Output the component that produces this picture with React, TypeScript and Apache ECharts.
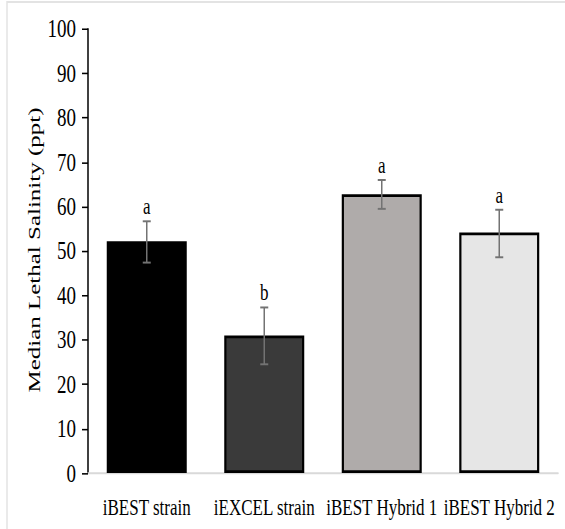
import React, { useEffect, useRef } from "react";
import * as echarts from "echarts";

const categories = ["iBEST strain", "iEXCEL strain", "iBEST Hybrid 1", "iBEST Hybrid 2"];
const meanValues = [52.2, 31.0, 62.8, 54.2];
const errLow = [47.4, 24.5, 59.5, 48.6];
const errHigh = [56.7, 37.3, 66.0, 59.3];
const letters = ["a", "b", "a", "a"];
const barColors = ["#000000", "#3a3a3a", "#afabaa", "#e6e6e6"];
const yTicks = { min: 0, max: 100, interval: 10 };
const yTitle = "Median Lethal Salinity (ppt)";

const FONT = "'Liberation Serif', 'Times New Roman', serif";
// The reference picture is stretched vertically; reproduce that with a CSS scale.
const STRETCH = 1.3;
const W = 565;
const H = 529;

export default function App() {
  const ref = useRef<HTMLDivElement>(null);
  useEffect(() => {
    if (!ref.current) return;
    const chart = echarts.init(ref.current, undefined, { renderer: "svg" });
    chart.setOption({
      animation: false,
      backgroundColor: "#ffffff",
      grid: { left: 88, right: 7, top: 29 / STRETCH, bottom: 56 / STRETCH, containLabel: false },
      xAxis: {
        type: "category",
        data: categories,
        axisLine: { show: true, lineStyle: { color: "#d9d9d9", width: 1.5 } },
        axisTick: { show: false },
        axisLabel: {
          color: "#000",
          fontFamily: FONT,
          fontSize: 17,
          margin: 18,
          interval: 0,
        },
      },
      yAxis: {
        type: "value",
        min: yTicks.min,
        max: yTicks.max,
        interval: yTicks.interval,
        splitLine: { show: false },
        axisLine: { show: true, lineStyle: { color: "#000", width: 1.5 } },
        axisTick: { show: true, length: 6, lineStyle: { color: "#000", width: 1.2 } },
        axisLabel: { color: "#000", fontFamily: FONT, fontSize: 19, margin: 12 },
      },
      graphic: [
        {
          type: "rect",
          shape: { x: 7, y: 1.5, width: 600, height: 600 },
          style: { fill: "none", stroke: "#e3e3e3", lineWidth: 1.5 },
          silent: true,
          z: -1,
        },
        {
          type: "text",
          x: 34,
          y: 250 / STRETCH,
          rotation: Math.PI / 2,
          scaleX: 1.13,
          style: {
            text: yTitle,
            fontFamily: FONT,
            fontSize: 17,
            fontWeight: "normal",
            fill: "#000",
            align: "center",
            verticalAlign: "middle",
          },
        },
      ],
      series: [
        {
          type: "bar",
          barWidth: 80,
          data: meanValues.map((v, i) => ({
            value: v,
            itemStyle: { color: barColors[i], borderColor: "#000", borderWidth: 2.2 },
          })),
        },
        {
          type: "custom",
          data: categories.map((_, i) => [i, errLow[i], errHigh[i]]),
          renderItem: (params: any, api: any) => {
            const i = api.value(0);
            const lo = api.coord([i, api.value(1)]);
            const hi = api.coord([i, api.value(2)]);
            const x = lo[0];
            const cap = 4;
            const st = { stroke: "#737373", lineWidth: 1.5 };
            return {
              type: "group",
              children: [
                { type: "line", shape: { x1: x, y1: lo[1], x2: x, y2: hi[1] }, style: st },
                { type: "line", shape: { x1: x - cap, y1: lo[1], x2: x + cap, y2: lo[1] }, style: st },
                { type: "line", shape: { x1: x - cap, y1: hi[1], x2: x + cap, y2: hi[1] }, style: st },
                {
                  type: "text",
                  x: x,
                  y: hi[1] - 3,
                  style: {
                    text: letters[params.dataIndex],
                    fontFamily: FONT,
                    fontSize: 17,
                    fill: "#000",
                    align: "center",
                    verticalAlign: "bottom",
                  },
                },
              ],
            };
          },
          z: 5,
        },
      ],
    });
    return () => chart.dispose();
  }, []);
  return (
    <div style={{ position: "fixed", left: 0, top: 0, width: W, height: H, overflow: "hidden", background: "#fff" }}>
      <div
        ref={ref}
        style={{
          width: W,
          height: H / STRETCH,
          transform: `scaleY(${STRETCH})`,
          transformOrigin: "0 0",
        }}
      />
    </div>
  );
}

#####

### WHAT THIS TASK INVOLVES
Restate the material word for word from its first line through the line containing "import * as", both included; the pictures do not belong in it.

### OUTPUT OF THE TASK
Output the component that produces this picture with React, TypeScript and Apache ECharts.
import React, { useEffect, useRef } from "react";
import * as echarts from "echarts";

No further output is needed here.